New Classics: Johnny Dangerously

New Classics: Johnny Dangerously

In between mainstream hits and cult favorites, there's a narrow category of movies that didn't get a lot of love when they first screened but gradually became a part of the pop cultural canon for a respectably wide audience. Amy Heckerling's 1984 comedy Johnny Dangerously is such a movie. While it can't really be called a flop in the proper sense, it didn't exactly set the world on fire when it first hit theaters. Only though continued exposure on cable TV and reliable availability on home video did Johnny Dangerously get the viewership it deserved.

The first thing I want to address is the big misnomer so frequently attached to Johnny Dangerously. A lot of reviewers like to take a shortcut and call it a throwback to the screwball comedies of the 1930's. Just because the movie takes place in that time period and makes the occasional nod to some screwball tropes does not necessarily make it a full-on throwback. Johnny Dangerously is most certainly a film of its time, more innovative than referential or reverential. Those references that exist in the movie are endearing rather than distracting. The makeup, for one, has the caked foundation and prominent eye liner of the silent era.

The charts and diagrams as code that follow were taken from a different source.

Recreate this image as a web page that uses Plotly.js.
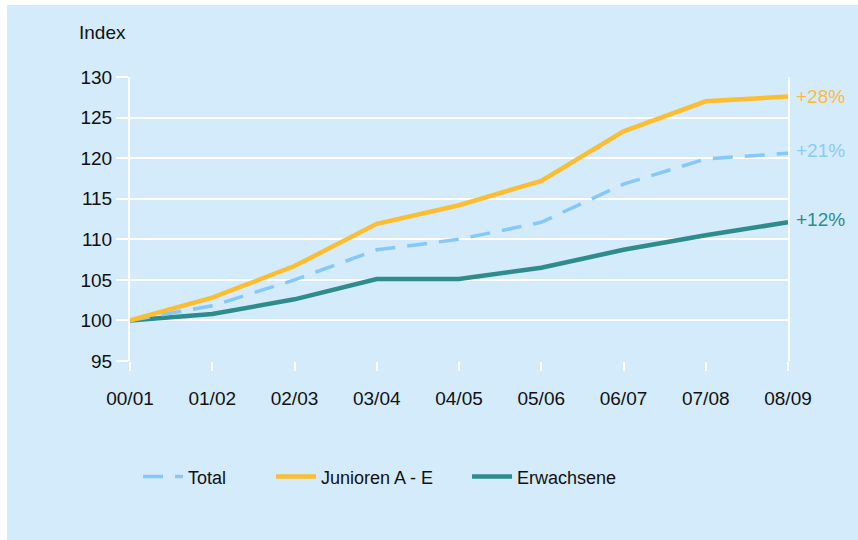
<!DOCTYPE html>
<html>
<head>
<meta charset="utf-8">
<script src="https://cdn.plot.ly/plotly-3.0.1.min.js"></script>
<style>
  html, body { margin: 0; padding: 0; background: #ffffff; }
  #chart { position: absolute; left: 7px; top: 5px; width: 851px; height: 535px; }
</style>
</head>
<body>
<div id="chart"></div>
<script>
const seasons = ["00/01", "01/02", "02/03", "03/04", "04/05", "05/06", "06/07", "07/08", "08/09"];
const total = [100, 101.8, 105.0, 108.7, 110.0, 112.1, 116.8, 119.9, 120.6];
const junioren = [100, 102.8, 106.7, 111.9, 114.2, 117.2, 123.3, 127.0, 127.6];
const erwachsene = [100, 100.8, 102.6, 105.1, 105.1, 106.5, 108.7, 110.5, 112.1];
const seriesNames = ["Total", "Junioren A - E", "Erwachsene"];
const endLabels = ["+21%", "+28%", "+12%"];
const yTicks = [95, 100, 105, 110, 115, 120, 125, 130];

const cTotal = "#86C8F8";
const cJun = "#FCBD30";
const cErw = "#2E8C8C";
const bg = "#D4EBFC";
const fontFam = "Liberation Sans, Arial, sans-serif";

const traces = [
  { x: seasons, y: erwachsene, name: seriesNames[2], type: "scatter", mode: "lines",
    line: { color: cErw, width: 4.5 }, legend: "legend3" },
  { x: seasons, y: total, name: seriesNames[0], type: "scatter", mode: "lines",
    line: { color: cTotal, width: 3.5, dash: "20px,12px" }, legend: "legend" },
  { x: seasons, y: junioren, name: seriesNames[1], type: "scatter", mode: "lines",
    line: { color: cJun, width: 4.5 }, legend: "legend2" }
];

const last = seasons.length - 1;
const annotations = [
  { xref: "paper", yref: "paper", x: -0.0805, y: 1.155, xanchor: "left", yanchor: "middle",
    text: "Index", showarrow: false, font: { family: fontFam, size: 19, color: "#111111" } },
  { xref: "x", yref: "y", x: seasons[last], y: junioren[last], xanchor: "left", yanchor: "middle",
    xshift: 6, yshift: 0, text: endLabels[1], showarrow: false, font: { family: fontFam, size: 19, color: "#F9BC3C" } },
  { xref: "x", yref: "y", x: seasons[last], y: total[last], xanchor: "left", yanchor: "middle",
    xshift: 6, yshift: 3, text: endLabels[0], showarrow: false, font: { family: fontFam, size: 19, color: "#8BCBF5" } },
  { xref: "x", yref: "y", x: seasons[last], y: erwachsene[last], xanchor: "left", yanchor: "middle",
    xshift: 6, yshift: 3, text: endLabels[2], showarrow: false, font: { family: fontFam, size: 19, color: cErw } }
];

const legendBase = {
  orientation: "h", yanchor: "middle", xanchor: "left", y: -0.408,
  bgcolor: "rgba(0,0,0,0)", borderwidth: 0, itemwidth: 40,
  font: { family: fontFam, size: 18, color: "#111111" }
};

const layout = {
  width: 851, height: 535,
  margin: { l: 123, r: 70, t: 72, b: 179, pad: 0 },
  paper_bgcolor: bg, plot_bgcolor: bg,
  font: { family: fontFam, size: 19, color: "#111111" },
  showlegend: true,
  legend: Object.assign({}, legendBase, { x: 0.0122 }),
  legend2: Object.assign({}, legendBase, { x: 0.2143 }),
  legend3: Object.assign({}, legendBase, { x: 0.5122 }),
  xaxis: {
    type: "category", range: [0, last], showgrid: false, zeroline: false,
    showline: false, ticks: "outside", ticklen: 9, tickwidth: 2, tickcolor: "#ffffff",
    ticklabelstandoff: 11, tickfont: { family: fontFam, size: 19, color: "#111111" },
    fixedrange: true
  },
  yaxis: {
    range: [95, 130], tickvals: yTicks, showgrid: true, gridcolor: "#ffffff", gridwidth: 2,
    zeroline: false, showline: true, linecolor: "#ffffff", linewidth: 2, mirror: true,
    ticks: "outside", ticklen: 12, tickwidth: 2, tickcolor: "#ffffff",
    tickfont: { family: fontFam, size: 19, color: "#111111" }, fixedrange: true
  },
  annotations: annotations
};

Plotly.newPlot("chart", traces, layout, { displayModeBar: false, staticPlot: true });
</script>
</body>
</html>
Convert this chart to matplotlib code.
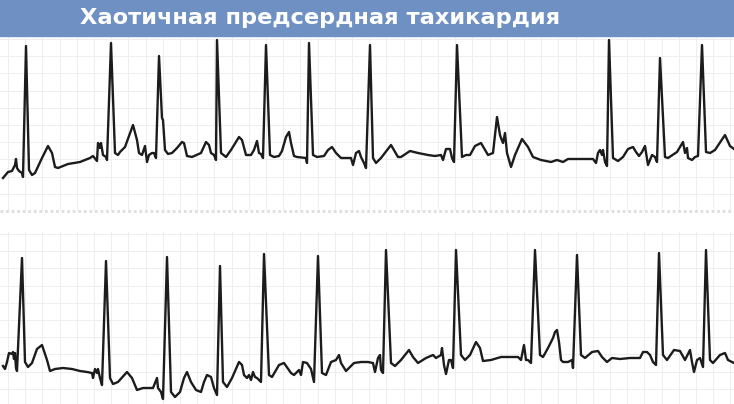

At times, star Michael Keaton is reminiscent of another Keaton actor, namely Buster.

Johnny Dangerously comes from the rapid-fire school of comedy, throwing so many jokes at the audience that if one falls flat it doesn't really matter because another is just around the corner. It's a delirious mix of slapstick, witty banter and cartoonish sight gags, all tied together with a keen aesthetic. It should also be noted that this is one of the first movies to ever receive the new PG-13 rating. Whether this contributed to its box office failure is up for speculation.

Combined with Tim Burton's Beetlejuice from four years later, Johnny Dangerously marks the high point of Michael Keaton's comic talent. Looking back, it's always been a huge waste to drop Keaton into the jeans-wearing everyman roles that have made up the majority of his career. He really shines in weird, outlandish characters, specializing in making villainous figures imminently likable. He has excellent chemistry here with Marilu Henner in her pre-workout tape days and uses the major height difference between him and foil Joe Piscopo to great comic effect.

So why did Johnny Dangerously under-perform when it originally screened? It just so happens that 1984 was a ridiculously good year for movies. Don't get me wrong, Johnny Dangerously is an excellent little comedy, but let's take a look at some its competition that year: Sixteen Candles; Nightmare On Elm Street; Terminator; The Natural; Footloose; Gremlins; Ghostbusters; Beverly Hills Cop. 1985 was only slightly more forgiving, but Johnny Dangerously came out in December '84, so it didn't really stick around in theaters long enough to reap the benefits of a leaner season.

Fun, deceptively smart and unwaveringly enthusiastic, Johnny Dangerously has managed to overcome its stumbling debut to stay in the public consciousness long enough to earn its place of honor among the great comedies of its time. Where first-run cinema culture can be brutal, home video and television can redeem.